== GIVEN DATA ==
● ● ● ● ●

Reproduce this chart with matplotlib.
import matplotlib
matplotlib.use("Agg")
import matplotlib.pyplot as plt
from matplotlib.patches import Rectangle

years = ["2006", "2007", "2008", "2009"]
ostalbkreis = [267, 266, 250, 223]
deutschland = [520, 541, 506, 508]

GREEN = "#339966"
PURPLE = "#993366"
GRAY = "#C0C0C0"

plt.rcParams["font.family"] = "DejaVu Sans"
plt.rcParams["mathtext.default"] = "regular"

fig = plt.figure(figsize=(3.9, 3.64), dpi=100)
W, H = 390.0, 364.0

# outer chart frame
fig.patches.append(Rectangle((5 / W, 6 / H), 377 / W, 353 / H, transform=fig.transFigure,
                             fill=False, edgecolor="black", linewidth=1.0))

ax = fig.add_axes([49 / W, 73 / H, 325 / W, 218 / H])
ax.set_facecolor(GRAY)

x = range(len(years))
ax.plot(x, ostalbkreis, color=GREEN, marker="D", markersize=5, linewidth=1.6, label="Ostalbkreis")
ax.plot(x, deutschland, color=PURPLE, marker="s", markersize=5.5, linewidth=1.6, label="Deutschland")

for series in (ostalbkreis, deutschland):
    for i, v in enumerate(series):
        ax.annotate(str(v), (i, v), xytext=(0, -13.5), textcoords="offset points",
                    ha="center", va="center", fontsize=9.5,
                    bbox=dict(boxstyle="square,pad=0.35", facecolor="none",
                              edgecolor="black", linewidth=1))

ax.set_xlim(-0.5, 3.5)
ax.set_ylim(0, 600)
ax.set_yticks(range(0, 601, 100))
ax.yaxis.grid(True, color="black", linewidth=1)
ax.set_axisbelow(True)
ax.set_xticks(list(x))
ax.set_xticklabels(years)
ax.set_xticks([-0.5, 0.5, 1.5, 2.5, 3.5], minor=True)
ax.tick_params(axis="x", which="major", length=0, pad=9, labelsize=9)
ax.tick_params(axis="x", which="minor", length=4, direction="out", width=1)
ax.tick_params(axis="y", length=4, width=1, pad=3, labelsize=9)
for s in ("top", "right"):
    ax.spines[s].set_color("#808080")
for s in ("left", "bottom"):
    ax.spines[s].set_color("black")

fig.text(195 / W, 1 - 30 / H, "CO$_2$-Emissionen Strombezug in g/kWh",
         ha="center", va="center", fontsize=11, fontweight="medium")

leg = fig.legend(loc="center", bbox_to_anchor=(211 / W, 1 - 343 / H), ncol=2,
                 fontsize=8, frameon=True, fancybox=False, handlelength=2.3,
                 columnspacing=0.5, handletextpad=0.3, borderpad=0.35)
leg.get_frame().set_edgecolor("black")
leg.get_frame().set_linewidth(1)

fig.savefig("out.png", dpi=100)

● ● ● ● ●

== THE REQUEST ==
Each line of the material should be duplicated exactly, please.

== OUTPUT FOR THIS EXERCISE ==
Reproduce this chart with matplotlib.
import matplotlib
matplotlib.use("Agg")
import matplotlib.pyplot as plt
from matplotlib.patches import Rectangle

years = ["2006", "2007", "2008", "2009"]
ostalbkreis = [267, 266, 250, 223]
deutschland = [520, 541, 506, 508]

GREEN = "#339966"
PURPLE = "#993366"
GRAY = "#C0C0C0"

plt.rcParams["font.family"] = "DejaVu Sans"
plt.rcParams["mathtext.default"] = "regular"

fig = plt.figure(figsize=(3.9, 3.64), dpi=100)
W, H = 390.0, 364.0

# outer chart frame
fig.patches.append(Rectangle((5 / W, 6 / H), 377 / W, 353 / H, transform=fig.transFigure,
                             fill=False, edgecolor="black", linewidth=1.0))

ax = fig.add_axes([49 / W, 73 / H, 325 / W, 218 / H])
ax.set_facecolor(GRAY)

x = range(len(years))
ax.plot(x, ostalbkreis, color=GREEN, marker="D", markersize=5, linewidth=1.6, label="Ostalbkreis")
ax.plot(x, deutschland, color=PURPLE, marker="s", markersize=5.5, linewidth=1.6, label="Deutschland")

for series in (ostalbkreis, deutschland):
    for i, v in enumerate(series):
        ax.annotate(str(v), (i, v), xytext=(0, -13.5), textcoords="offset points",
                    ha="center", va="center", fontsize=9.5,
                    bbox=dict(boxstyle="square,pad=0.35", facecolor="none",
                              edgecolor="black", linewidth=1))

ax.set_xlim(-0.5, 3.5)
ax.set_ylim(0, 600)
ax.set_yticks(range(0, 601, 100))
ax.yaxis.grid(True, color="black", linewidth=1)
ax.set_axisbelow(True)
ax.set_xticks(list(x))
ax.set_xticklabels(years)
ax.set_xticks([-0.5, 0.5, 1.5, 2.5, 3.5], minor=True)
ax.tick_params(axis="x", which="major", length=0, pad=9, labelsize=9)
ax.tick_params(axis="x", which="minor", length=4, direction="out", width=1)
ax.tick_params(axis="y", length=4, width=1, pad=3, labelsize=9)
for s in ("top", "right"):
    ax.spines[s].set_color("#808080")
for s in ("left", "bottom"):
    ax.spines[s].set_color("black")

fig.text(195 / W, 1 - 30 / H, "CO$_2$-Emissionen Strombezug in g/kWh",
         ha="center", va="center", fontsize=11, fontweight="medium")

leg = fig.legend(loc="center", bbox_to_anchor=(211 / W, 1 - 343 / H), ncol=2,
                 fontsize=8, frameon=True, fancybox=False, handlelength=2.3,
                 columnspacing=0.5, handletextpad=0.3, borderpad=0.35)
leg.get_frame().set_edgecolor("black")
leg.get_frame().set_linewidth(1)

fig.savefig("out.png", dpi=100)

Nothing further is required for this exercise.